Insgesamt waren Privatleute im Stadtgebiet unterschiedlich stark betroffen. Im Bezirk Altona seien 80 sturmgeschädigte Bäume auf Privatgrund gemeldet worden, in Wandsbek waren es 100, in Mitte und Harburg dagegen nur je fünf. Der Bezirk Eimsbüttel konnte dazu keine Aussage treffen. Allerdings beziffert Sprecherin Aileen Röpcke die Schadenssumme im öffentlichen Raum auf gut 185.000 Euro.
Verglichen mit anderen Unwettern seien die Schäden nach „Christian“ zwar erheblich, sagt Feuerkassen-Sprecher Prang. Allerdings waren die Stürme „Verena“, „Vivian“ und vor allem „Daria“ Ende Januar 1990 noch verheerender. Der Antragsflut nach dem jüngsten Orkantief müsse beim Großversicherer trotzdem mit Überstunden und Sonnabendarbeit begegnet werden. Alles in Augenschein zu nehmen ginge nicht, sagt Prang. „Etwa zehn Prozent der Schäden haben wir begutachtet.“ Für den Rest mussten dokumentarische Fotos der Versicherten langen.
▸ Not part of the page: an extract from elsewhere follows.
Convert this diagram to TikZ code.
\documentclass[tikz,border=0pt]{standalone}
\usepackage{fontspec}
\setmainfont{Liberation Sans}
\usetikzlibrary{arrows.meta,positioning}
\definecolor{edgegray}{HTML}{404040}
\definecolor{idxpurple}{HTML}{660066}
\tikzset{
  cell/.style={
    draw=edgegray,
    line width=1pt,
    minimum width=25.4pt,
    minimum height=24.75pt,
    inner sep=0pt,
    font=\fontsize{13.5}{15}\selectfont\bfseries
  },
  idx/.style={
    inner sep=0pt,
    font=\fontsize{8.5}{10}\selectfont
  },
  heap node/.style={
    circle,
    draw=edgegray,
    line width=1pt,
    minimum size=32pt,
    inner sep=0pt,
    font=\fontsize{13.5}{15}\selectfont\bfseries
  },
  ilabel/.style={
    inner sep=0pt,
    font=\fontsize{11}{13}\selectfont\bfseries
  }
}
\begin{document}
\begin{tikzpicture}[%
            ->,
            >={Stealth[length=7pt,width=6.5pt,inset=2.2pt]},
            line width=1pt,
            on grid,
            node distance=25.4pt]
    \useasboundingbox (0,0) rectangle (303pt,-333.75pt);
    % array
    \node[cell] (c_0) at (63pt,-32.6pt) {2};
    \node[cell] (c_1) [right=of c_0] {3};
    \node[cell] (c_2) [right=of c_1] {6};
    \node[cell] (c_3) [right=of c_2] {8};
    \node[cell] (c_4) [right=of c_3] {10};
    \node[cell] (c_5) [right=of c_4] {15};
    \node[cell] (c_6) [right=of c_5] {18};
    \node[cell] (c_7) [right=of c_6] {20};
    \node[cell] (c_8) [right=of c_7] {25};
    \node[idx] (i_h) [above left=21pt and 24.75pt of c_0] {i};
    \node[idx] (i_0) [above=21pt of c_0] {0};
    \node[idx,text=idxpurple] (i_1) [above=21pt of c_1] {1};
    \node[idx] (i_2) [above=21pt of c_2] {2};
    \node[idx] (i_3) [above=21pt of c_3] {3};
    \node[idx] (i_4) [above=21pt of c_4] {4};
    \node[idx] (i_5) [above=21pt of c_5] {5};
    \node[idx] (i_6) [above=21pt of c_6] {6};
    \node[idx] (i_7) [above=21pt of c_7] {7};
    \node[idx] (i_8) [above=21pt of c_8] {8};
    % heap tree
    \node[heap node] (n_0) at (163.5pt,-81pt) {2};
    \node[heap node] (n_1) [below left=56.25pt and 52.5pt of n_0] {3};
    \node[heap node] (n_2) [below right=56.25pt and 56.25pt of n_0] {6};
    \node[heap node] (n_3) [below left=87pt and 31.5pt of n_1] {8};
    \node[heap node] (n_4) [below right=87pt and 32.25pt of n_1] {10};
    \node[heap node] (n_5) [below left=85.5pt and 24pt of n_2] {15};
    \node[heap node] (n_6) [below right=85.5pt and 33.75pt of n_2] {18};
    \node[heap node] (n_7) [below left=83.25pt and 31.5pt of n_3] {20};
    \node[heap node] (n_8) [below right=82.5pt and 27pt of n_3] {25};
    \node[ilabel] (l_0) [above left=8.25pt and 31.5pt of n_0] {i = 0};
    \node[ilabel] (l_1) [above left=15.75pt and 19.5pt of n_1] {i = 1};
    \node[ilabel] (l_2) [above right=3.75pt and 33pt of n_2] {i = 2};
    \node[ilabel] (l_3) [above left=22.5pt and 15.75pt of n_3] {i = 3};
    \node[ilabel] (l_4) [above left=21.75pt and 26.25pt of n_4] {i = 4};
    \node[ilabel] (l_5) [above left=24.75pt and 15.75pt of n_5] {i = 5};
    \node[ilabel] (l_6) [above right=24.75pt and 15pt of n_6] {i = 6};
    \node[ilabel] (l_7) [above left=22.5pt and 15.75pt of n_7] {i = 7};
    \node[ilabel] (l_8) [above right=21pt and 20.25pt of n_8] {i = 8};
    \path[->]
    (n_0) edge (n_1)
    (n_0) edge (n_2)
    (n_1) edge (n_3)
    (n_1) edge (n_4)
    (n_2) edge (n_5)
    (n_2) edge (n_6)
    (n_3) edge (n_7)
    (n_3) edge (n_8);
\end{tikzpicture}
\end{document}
Auch in Langenhorn hat Hausbesitzer Tomislav Baric Fotos gemacht, auf denen Gefahr in Verzug deutlich werden soll. Der Ast der Eiche war in einen Nachbarbaum gekippt und drohte abzustürzen. Um halb neun in der Früh ist Dennis Janssen mit Steigeisen in den verwundeten Baum geklettert. Fünf Stunden später ist von der Stieleiche gerade mal noch der Stumpf übrig. Die Bilanz: ein Orkanopfer weniger. 1000 Euro weniger für Hausbesitzer Baric. Nur einer von 6000 Hamburger Sturmschäden.